_Task directions_
Below is some material; set it all down exactly, apart from the pictures.

==*==

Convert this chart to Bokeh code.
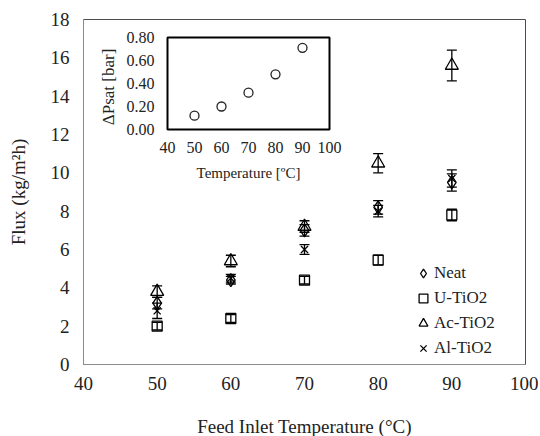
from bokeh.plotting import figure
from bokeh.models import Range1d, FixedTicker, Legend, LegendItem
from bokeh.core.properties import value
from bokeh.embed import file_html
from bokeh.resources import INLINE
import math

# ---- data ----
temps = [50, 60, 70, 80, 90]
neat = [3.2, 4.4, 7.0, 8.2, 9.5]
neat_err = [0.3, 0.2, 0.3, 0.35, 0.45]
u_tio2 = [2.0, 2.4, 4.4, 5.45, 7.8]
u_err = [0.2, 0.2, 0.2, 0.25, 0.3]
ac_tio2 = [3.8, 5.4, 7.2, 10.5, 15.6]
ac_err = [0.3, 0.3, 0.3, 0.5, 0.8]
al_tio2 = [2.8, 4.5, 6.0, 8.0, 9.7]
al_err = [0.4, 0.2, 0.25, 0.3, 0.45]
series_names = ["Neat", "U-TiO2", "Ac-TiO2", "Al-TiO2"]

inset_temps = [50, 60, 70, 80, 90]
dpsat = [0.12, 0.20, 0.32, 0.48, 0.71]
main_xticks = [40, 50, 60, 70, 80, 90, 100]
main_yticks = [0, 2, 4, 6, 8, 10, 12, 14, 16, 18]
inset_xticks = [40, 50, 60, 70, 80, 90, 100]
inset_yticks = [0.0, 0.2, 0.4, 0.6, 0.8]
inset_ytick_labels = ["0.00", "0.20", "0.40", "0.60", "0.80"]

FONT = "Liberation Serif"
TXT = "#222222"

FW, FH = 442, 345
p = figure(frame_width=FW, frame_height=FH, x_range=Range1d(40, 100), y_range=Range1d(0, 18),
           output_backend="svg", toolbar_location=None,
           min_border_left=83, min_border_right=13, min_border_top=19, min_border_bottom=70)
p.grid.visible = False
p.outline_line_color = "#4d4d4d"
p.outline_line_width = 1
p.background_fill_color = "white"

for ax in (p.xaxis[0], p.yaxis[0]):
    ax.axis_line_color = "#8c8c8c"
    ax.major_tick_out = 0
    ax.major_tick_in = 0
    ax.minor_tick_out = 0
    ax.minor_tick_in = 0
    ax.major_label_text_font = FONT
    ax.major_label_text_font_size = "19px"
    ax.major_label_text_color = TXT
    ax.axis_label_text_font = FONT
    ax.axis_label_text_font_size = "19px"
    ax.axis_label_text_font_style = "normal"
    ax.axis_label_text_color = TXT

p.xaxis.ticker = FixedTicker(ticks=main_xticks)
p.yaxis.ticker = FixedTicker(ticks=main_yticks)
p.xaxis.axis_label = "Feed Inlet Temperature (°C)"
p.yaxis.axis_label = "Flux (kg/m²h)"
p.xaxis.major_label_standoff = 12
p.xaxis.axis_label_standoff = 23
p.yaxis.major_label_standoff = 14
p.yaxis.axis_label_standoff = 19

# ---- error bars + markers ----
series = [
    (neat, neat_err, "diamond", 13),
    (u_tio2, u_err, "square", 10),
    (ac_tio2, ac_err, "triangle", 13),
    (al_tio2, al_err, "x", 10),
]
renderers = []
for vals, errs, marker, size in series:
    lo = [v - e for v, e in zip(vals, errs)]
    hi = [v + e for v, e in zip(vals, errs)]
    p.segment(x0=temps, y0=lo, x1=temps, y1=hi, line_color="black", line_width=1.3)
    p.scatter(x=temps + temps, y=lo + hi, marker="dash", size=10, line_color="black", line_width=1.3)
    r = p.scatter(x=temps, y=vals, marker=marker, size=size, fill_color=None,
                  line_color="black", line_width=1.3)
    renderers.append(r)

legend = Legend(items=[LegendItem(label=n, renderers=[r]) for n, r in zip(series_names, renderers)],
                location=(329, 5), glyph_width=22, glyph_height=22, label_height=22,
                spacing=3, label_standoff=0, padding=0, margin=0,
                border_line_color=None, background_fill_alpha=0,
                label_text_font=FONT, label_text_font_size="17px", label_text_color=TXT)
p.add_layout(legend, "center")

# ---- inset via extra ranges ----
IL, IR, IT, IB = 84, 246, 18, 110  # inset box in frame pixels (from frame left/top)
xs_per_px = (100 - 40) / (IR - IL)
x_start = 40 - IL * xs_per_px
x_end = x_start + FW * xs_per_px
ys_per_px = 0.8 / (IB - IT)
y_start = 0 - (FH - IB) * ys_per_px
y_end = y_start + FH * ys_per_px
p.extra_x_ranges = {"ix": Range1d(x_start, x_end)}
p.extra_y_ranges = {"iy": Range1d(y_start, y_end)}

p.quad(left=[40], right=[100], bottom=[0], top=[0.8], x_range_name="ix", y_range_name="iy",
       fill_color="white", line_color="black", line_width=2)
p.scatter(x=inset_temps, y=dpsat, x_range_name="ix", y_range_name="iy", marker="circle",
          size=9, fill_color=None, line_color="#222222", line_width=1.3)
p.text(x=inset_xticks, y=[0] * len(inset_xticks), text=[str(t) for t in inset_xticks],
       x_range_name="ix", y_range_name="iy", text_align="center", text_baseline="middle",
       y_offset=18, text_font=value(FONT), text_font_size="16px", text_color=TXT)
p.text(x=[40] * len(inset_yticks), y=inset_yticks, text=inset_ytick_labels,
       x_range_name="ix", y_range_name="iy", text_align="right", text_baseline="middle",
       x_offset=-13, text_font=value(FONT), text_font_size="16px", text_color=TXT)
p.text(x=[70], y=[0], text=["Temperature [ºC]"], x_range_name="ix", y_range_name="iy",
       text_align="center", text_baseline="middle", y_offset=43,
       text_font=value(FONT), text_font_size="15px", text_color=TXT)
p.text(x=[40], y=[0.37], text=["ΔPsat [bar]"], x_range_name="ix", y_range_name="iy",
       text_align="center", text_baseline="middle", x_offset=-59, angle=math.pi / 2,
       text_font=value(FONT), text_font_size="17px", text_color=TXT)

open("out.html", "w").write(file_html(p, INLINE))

==*==

_Reply to the task_
Convert this chart to Bokeh code.
from bokeh.plotting import figure
from bokeh.models import Range1d, FixedTicker, Legend, LegendItem
from bokeh.core.properties import value
from bokeh.embed import file_html
from bokeh.resources import INLINE
import math

# ---- data ----
temps = [50, 60, 70, 80, 90]
neat = [3.2, 4.4, 7.0, 8.2, 9.5]
neat_err = [0.3, 0.2, 0.3, 0.35, 0.45]
u_tio2 = [2.0, 2.4, 4.4, 5.45, 7.8]
u_err = [0.2, 0.2, 0.2, 0.25, 0.3]
ac_tio2 = [3.8, 5.4, 7.2, 10.5, 15.6]
ac_err = [0.3, 0.3, 0.3, 0.5, 0.8]
al_tio2 = [2.8, 4.5, 6.0, 8.0, 9.7]
al_err = [0.4, 0.2, 0.25, 0.3, 0.45]
series_names = ["Neat", "U-TiO2", "Ac-TiO2", "Al-TiO2"]

inset_temps = [50, 60, 70, 80, 90]
dpsat = [0.12, 0.20, 0.32, 0.48, 0.71]
main_xticks = [40, 50, 60, 70, 80, 90, 100]
main_yticks = [0, 2, 4, 6, 8, 10, 12, 14, 16, 18]
inset_xticks = [40, 50, 60, 70, 80, 90, 100]
inset_yticks = [0.0, 0.2, 0.4, 0.6, 0.8]
inset_ytick_labels = ["0.00", "0.20", "0.40", "0.60", "0.80"]

FONT = "Liberation Serif"
TXT = "#222222"

FW, FH = 442, 345
p = figure(frame_width=FW, frame_height=FH, x_range=Range1d(40, 100), y_range=Range1d(0, 18),
           output_backend="svg", toolbar_location=None,
           min_border_left=83, min_border_right=13, min_border_top=19, min_border_bottom=70)
p.grid.visible = False
p.outline_line_color = "#4d4d4d"
p.outline_line_width = 1
p.background_fill_color = "white"

for ax in (p.xaxis[0], p.yaxis[0]):
    ax.axis_line_color = "#8c8c8c"
    ax.major_tick_out = 0
    ax.major_tick_in = 0
    ax.minor_tick_out = 0
    ax.minor_tick_in = 0
    ax.major_label_text_font = FONT
    ax.major_label_text_font_size = "19px"
    ax.major_label_text_color = TXT
    ax.axis_label_text_font = FONT
    ax.axis_label_text_font_size = "19px"
    ax.axis_label_text_font_style = "normal"
    ax.axis_label_text_color = TXT

p.xaxis.ticker = FixedTicker(ticks=main_xticks)
p.yaxis.ticker = FixedTicker(ticks=main_yticks)
p.xaxis.axis_label = "Feed Inlet Temperature (°C)"
p.yaxis.axis_label = "Flux (kg/m²h)"
p.xaxis.major_label_standoff = 12
p.xaxis.axis_label_standoff = 23
p.yaxis.major_label_standoff = 14
p.yaxis.axis_label_standoff = 19

# ---- error bars + markers ----
series = [
    (neat, neat_err, "diamond", 13),
    (u_tio2, u_err, "square", 10),
    (ac_tio2, ac_err, "triangle", 13),
    (al_tio2, al_err, "x", 10),
]
renderers = []
for vals, errs, marker, size in series:
    lo = [v - e for v, e in zip(vals, errs)]
    hi = [v + e for v, e in zip(vals, errs)]
    p.segment(x0=temps, y0=lo, x1=temps, y1=hi, line_color="black", line_width=1.3)
    p.scatter(x=temps + temps, y=lo + hi, marker="dash", size=10, line_color="black", line_width=1.3)
    r = p.scatter(x=temps, y=vals, marker=marker, size=size, fill_color=None,
                  line_color="black", line_width=1.3)
    renderers.append(r)

legend = Legend(items=[LegendItem(label=n, renderers=[r]) for n, r in zip(series_names, renderers)],
                location=(329, 5), glyph_width=22, glyph_height=22, label_height=22,
                spacing=3, label_standoff=0, padding=0, margin=0,
                border_line_color=None, background_fill_alpha=0,
                label_text_font=FONT, label_text_font_size="17px", label_text_color=TXT)
p.add_layout(legend, "center")

# ---- inset via extra ranges ----
IL, IR, IT, IB = 84, 246, 18, 110  # inset box in frame pixels (from frame left/top)
xs_per_px = (100 - 40) / (IR - IL)
x_start = 40 - IL * xs_per_px
x_end = x_start + FW * xs_per_px
ys_per_px = 0.8 / (IB - IT)
y_start = 0 - (FH - IB) * ys_per_px
y_end = y_start + FH * ys_per_px
p.extra_x_ranges = {"ix": Range1d(x_start, x_end)}
p.extra_y_ranges = {"iy": Range1d(y_start, y_end)}

p.quad(left=[40], right=[100], bottom=[0], top=[0.8], x_range_name="ix", y_range_name="iy",
       fill_color="white", line_color="black", line_width=2)
p.scatter(x=inset_temps, y=dpsat, x_range_name="ix", y_range_name="iy", marker="circle",
          size=9, fill_color=None, line_color="#222222", line_width=1.3)
p.text(x=inset_xticks, y=[0] * len(inset_xticks), text=[str(t) for t in inset_xticks],
       x_range_name="ix", y_range_name="iy", text_align="center", text_baseline="middle",
       y_offset=18, text_font=value(FONT), text_font_size="16px", text_color=TXT)
p.text(x=[40] * len(inset_yticks), y=inset_yticks, text=inset_ytick_labels,
       x_range_name="ix", y_range_name="iy", text_align="right", text_baseline="middle",
       x_offset=-13, text_font=value(FONT), text_font_size="16px", text_color=TXT)
p.text(x=[70], y=[0], text=["Temperature [ºC]"], x_range_name="ix", y_range_name="iy",
       text_align="center", text_baseline="middle", y_offset=43,
       text_font=value(FONT), text_font_size="15px", text_color=TXT)
p.text(x=[40], y=[0.37], text=["ΔPsat [bar]"], x_range_name="ix", y_range_name="iy",
       text_align="center", text_baseline="middle", x_offset=-59, angle=math.pi / 2,
       text_font=value(FONT), text_font_size="17px", text_color=TXT)

open("out.html", "w").write(file_html(p, INLINE))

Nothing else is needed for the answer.